# [What this task involves]
Skip every picture, and extract verbatim the lines from the line containing "Write a web" to the line containing "2020, 2021, 2022];", both lines included.

# [Dataset]
☆ ☆ ☆ ☆ ☆

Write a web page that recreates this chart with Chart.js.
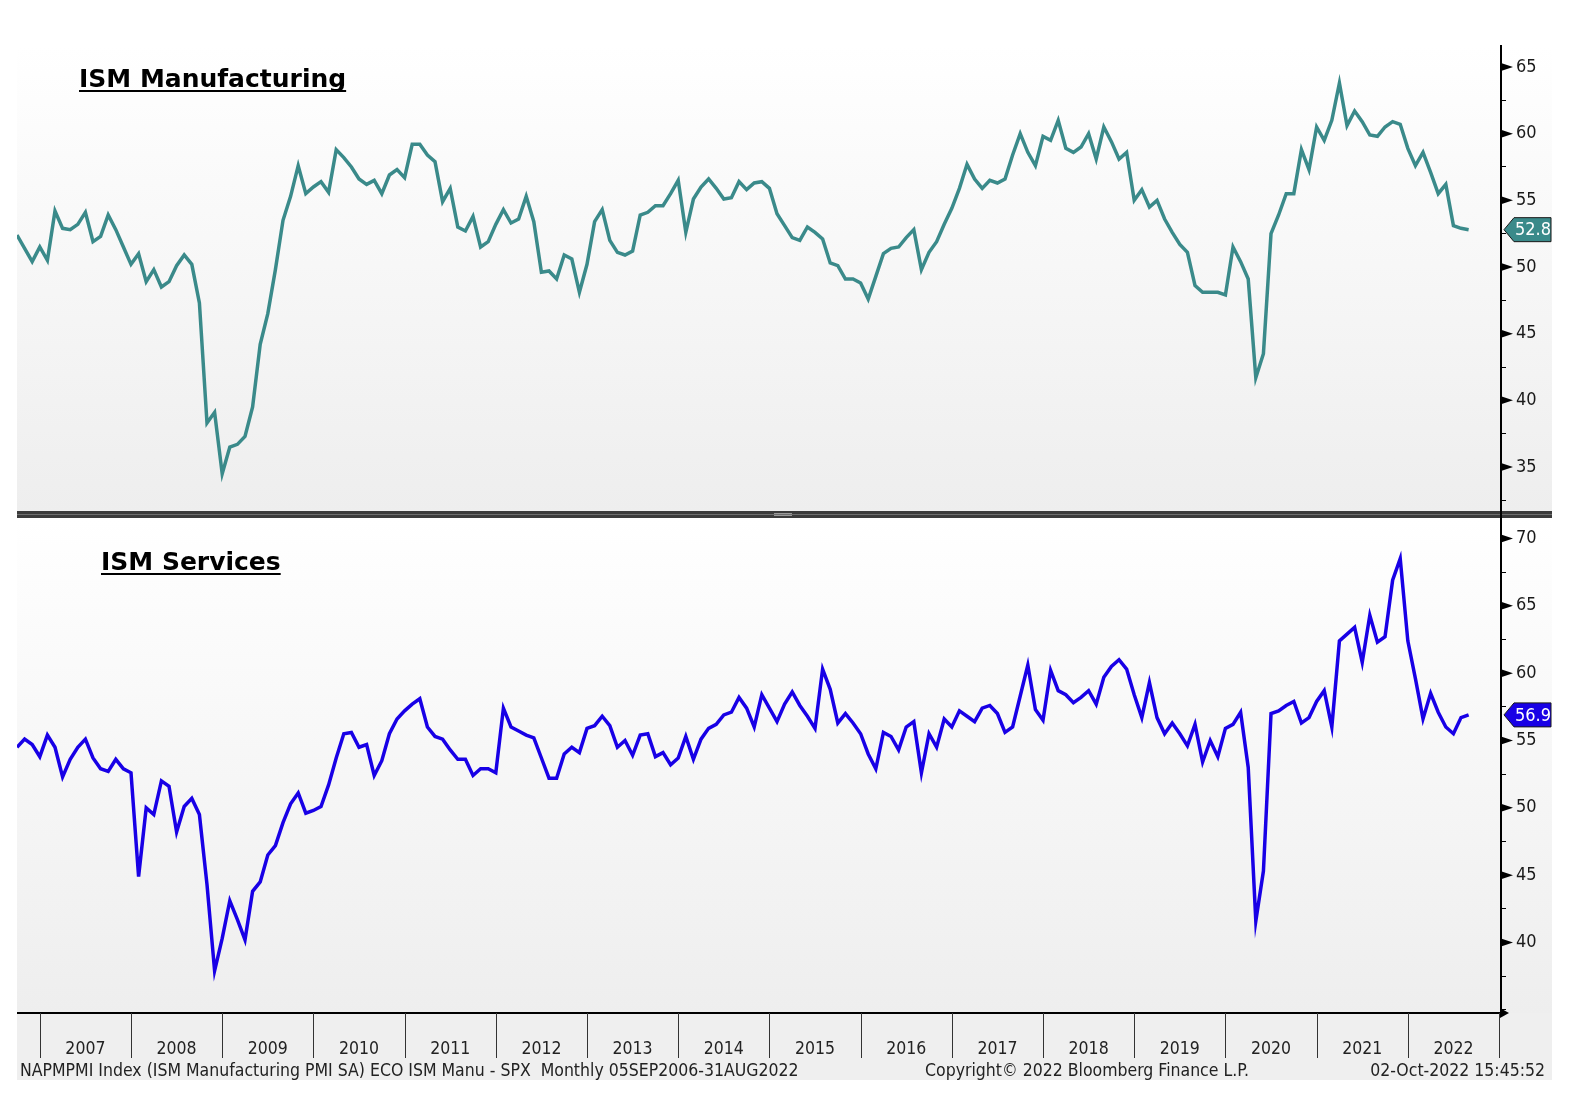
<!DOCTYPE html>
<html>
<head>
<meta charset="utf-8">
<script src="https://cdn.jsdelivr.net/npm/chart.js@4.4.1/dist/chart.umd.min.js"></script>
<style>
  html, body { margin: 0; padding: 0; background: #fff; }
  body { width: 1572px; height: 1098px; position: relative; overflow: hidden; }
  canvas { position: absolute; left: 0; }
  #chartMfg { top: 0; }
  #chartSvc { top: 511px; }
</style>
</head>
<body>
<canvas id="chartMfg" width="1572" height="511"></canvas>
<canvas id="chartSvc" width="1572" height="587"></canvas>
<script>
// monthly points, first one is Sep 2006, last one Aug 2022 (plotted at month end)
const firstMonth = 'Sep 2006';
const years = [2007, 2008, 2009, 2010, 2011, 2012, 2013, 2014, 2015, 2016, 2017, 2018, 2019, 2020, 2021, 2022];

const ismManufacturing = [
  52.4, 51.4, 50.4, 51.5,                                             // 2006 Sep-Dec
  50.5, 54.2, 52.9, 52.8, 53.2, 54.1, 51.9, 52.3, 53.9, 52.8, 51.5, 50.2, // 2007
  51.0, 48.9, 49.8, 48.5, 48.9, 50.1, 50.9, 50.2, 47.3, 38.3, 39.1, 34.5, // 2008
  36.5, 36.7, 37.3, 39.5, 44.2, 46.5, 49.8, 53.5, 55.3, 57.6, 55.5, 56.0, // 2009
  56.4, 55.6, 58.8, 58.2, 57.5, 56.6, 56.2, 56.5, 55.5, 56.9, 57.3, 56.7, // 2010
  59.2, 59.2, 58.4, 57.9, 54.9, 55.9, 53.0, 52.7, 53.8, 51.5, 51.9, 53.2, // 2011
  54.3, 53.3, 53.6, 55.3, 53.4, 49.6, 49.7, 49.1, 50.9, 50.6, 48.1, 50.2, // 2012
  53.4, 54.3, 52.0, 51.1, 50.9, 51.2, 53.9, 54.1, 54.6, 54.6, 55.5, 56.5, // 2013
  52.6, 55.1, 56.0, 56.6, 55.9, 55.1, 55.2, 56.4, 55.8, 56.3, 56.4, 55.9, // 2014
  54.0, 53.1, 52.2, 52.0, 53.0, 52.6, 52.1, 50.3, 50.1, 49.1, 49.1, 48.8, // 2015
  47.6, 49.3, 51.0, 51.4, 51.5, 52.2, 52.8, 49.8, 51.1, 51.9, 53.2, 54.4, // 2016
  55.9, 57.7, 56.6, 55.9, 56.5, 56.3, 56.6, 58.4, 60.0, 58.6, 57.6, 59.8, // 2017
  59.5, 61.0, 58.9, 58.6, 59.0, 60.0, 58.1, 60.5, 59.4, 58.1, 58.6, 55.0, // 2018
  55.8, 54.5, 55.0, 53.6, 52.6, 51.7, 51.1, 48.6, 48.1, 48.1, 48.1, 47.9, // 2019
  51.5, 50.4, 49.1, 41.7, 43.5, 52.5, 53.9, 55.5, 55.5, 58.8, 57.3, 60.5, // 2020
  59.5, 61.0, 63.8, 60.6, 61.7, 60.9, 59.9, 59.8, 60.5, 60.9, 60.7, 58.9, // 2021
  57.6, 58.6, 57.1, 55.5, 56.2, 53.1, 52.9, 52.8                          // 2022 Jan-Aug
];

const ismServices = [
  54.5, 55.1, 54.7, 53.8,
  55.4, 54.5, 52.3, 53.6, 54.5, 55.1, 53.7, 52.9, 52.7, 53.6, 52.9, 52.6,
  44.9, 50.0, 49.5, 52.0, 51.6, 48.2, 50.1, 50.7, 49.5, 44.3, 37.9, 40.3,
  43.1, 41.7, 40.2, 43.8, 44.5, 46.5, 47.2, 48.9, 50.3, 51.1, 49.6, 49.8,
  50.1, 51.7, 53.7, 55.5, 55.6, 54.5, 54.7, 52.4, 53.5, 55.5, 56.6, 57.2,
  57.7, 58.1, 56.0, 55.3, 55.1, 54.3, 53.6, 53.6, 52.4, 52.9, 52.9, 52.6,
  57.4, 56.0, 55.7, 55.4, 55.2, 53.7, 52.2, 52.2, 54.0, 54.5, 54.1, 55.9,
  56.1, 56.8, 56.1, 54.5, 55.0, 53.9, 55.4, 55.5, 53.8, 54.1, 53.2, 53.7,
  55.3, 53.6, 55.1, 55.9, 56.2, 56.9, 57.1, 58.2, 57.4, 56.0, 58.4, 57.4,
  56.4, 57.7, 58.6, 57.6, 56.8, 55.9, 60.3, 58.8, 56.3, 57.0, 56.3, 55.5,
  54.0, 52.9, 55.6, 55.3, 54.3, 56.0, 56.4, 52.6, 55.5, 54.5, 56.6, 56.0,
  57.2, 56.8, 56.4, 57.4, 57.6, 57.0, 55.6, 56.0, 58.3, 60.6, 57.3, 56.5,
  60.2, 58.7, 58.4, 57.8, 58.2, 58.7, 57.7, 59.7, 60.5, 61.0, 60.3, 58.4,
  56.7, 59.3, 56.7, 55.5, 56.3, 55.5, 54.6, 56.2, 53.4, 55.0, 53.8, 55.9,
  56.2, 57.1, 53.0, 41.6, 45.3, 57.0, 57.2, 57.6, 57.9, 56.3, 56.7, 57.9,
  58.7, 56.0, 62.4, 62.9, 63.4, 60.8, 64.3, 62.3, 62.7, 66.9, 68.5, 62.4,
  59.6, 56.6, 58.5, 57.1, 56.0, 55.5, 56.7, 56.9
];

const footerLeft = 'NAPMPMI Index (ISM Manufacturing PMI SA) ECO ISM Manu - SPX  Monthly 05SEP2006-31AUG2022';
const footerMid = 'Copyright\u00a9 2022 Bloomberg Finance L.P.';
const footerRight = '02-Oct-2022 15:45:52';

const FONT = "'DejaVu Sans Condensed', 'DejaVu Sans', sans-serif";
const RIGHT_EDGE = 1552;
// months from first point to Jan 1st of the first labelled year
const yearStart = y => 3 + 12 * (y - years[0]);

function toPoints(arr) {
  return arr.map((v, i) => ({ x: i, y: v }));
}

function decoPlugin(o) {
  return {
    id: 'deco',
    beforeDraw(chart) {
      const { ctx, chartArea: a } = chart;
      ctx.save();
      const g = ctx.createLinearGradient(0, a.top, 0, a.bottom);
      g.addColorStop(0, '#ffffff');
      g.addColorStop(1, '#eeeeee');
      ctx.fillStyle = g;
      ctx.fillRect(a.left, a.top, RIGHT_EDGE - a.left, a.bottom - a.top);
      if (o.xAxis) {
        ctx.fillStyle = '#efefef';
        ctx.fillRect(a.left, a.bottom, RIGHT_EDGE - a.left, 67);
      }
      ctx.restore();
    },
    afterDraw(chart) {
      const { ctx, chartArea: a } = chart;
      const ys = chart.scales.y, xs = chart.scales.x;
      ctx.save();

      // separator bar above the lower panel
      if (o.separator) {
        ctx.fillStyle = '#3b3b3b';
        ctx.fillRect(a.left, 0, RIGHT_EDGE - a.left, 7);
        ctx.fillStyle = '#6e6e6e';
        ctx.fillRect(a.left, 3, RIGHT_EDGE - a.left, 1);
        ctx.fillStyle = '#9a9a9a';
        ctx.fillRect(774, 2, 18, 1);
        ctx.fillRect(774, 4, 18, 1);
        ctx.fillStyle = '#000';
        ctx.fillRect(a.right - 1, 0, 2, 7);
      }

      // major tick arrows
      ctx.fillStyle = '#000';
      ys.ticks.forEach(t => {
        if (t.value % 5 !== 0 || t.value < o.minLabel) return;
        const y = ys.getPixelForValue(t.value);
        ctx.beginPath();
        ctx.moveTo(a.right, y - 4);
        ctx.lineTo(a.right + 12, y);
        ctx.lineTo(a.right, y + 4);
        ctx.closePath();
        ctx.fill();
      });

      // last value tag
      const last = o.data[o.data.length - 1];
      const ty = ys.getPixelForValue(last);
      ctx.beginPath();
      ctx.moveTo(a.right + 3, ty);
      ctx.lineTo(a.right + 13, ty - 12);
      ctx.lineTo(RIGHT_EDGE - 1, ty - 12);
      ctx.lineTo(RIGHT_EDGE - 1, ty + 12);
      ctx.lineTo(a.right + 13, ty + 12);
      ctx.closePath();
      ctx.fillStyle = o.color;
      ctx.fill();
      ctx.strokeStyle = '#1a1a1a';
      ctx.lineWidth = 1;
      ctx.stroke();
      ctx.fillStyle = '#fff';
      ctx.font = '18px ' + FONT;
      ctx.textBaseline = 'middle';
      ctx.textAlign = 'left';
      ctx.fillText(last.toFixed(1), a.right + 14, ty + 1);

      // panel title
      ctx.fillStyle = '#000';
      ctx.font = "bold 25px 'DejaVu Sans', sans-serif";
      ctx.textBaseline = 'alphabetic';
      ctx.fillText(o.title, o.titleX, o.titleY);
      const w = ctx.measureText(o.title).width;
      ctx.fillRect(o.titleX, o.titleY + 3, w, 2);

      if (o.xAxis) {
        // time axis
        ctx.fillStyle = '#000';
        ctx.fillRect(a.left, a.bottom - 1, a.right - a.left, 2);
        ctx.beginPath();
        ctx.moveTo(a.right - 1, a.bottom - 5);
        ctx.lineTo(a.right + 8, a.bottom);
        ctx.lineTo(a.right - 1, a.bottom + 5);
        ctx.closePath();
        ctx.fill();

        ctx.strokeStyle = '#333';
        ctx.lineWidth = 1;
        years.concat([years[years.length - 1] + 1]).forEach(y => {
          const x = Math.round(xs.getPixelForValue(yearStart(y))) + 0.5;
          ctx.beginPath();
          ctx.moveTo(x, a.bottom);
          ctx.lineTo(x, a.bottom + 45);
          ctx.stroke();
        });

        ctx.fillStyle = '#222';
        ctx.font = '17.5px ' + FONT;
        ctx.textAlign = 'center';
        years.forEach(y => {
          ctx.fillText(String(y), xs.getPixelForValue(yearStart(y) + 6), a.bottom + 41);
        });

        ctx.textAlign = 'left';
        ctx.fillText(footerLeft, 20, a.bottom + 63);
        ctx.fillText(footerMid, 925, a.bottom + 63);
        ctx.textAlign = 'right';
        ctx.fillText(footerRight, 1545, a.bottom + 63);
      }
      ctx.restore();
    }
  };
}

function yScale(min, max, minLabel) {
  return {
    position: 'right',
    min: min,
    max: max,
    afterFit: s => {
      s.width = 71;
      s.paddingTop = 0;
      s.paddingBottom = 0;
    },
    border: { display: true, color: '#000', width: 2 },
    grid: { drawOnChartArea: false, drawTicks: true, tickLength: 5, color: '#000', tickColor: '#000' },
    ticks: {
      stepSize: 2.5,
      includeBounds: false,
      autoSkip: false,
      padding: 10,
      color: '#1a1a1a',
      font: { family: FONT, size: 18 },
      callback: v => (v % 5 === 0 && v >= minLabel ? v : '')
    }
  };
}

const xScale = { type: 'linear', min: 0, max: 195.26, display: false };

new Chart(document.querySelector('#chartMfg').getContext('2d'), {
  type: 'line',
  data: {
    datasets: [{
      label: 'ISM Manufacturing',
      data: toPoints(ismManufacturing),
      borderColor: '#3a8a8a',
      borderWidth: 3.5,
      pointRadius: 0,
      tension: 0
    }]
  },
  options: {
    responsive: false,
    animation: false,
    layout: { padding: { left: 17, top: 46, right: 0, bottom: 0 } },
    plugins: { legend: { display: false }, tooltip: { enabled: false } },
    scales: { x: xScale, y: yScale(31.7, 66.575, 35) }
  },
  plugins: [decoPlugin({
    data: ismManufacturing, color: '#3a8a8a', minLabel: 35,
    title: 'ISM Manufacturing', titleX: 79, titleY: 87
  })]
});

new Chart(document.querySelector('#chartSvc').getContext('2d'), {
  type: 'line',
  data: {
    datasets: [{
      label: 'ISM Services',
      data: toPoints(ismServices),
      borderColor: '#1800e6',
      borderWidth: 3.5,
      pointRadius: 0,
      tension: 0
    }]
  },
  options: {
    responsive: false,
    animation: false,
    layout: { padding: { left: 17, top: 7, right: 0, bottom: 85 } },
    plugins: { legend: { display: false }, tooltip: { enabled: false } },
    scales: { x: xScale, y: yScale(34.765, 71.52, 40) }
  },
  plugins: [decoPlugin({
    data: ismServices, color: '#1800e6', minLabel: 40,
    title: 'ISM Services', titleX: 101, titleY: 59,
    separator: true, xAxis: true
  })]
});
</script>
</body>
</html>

☆ ☆ ☆ ☆ ☆

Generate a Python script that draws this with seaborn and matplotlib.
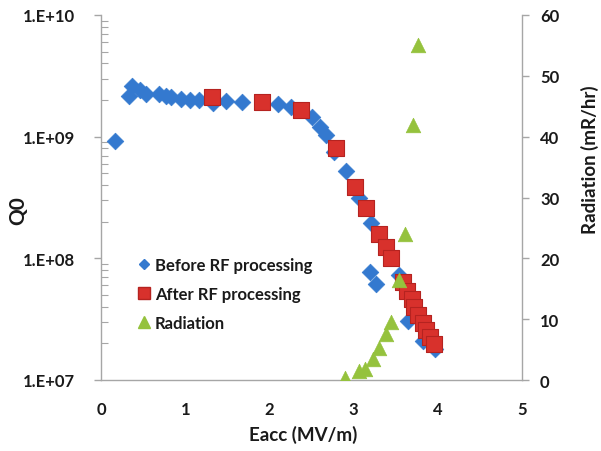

☆ ☆ ☆ ☆ ☆

# [Written response]
Write a web page that recreates this chart with Chart.js.
<!DOCTYPE html>
<html>
<head>
<meta charset="utf-8">
<script src="https://cdn.jsdelivr.net/npm/chart.js@4.4.1/dist/chart.umd.min.js"></script>
<style>
  html, body { margin: 0; padding: 0; background: #fff; }
  body { width: 1572px; height: 1098px; position: relative; overflow: hidden; }
  canvas { position: absolute; left: 0; }
  #chartMfg { top: 0; }
  #chartSvc { top: 511px; }
</style>
</head>
<body>
<canvas id="chartMfg" width="1572" height="511"></canvas>
<canvas id="chartSvc" width="1572" height="587"></canvas>
<script>
// monthly points, first one is Sep 2006, last one Aug 2022 (plotted at month end)
const firstMonth = 'Sep 2006';
const years = [2007, 2008, 2009, 2010, 2011, 2012, 2013, 2014, 2015, 2016, 2017, 2018, 2019, 2020, 2021, 2022];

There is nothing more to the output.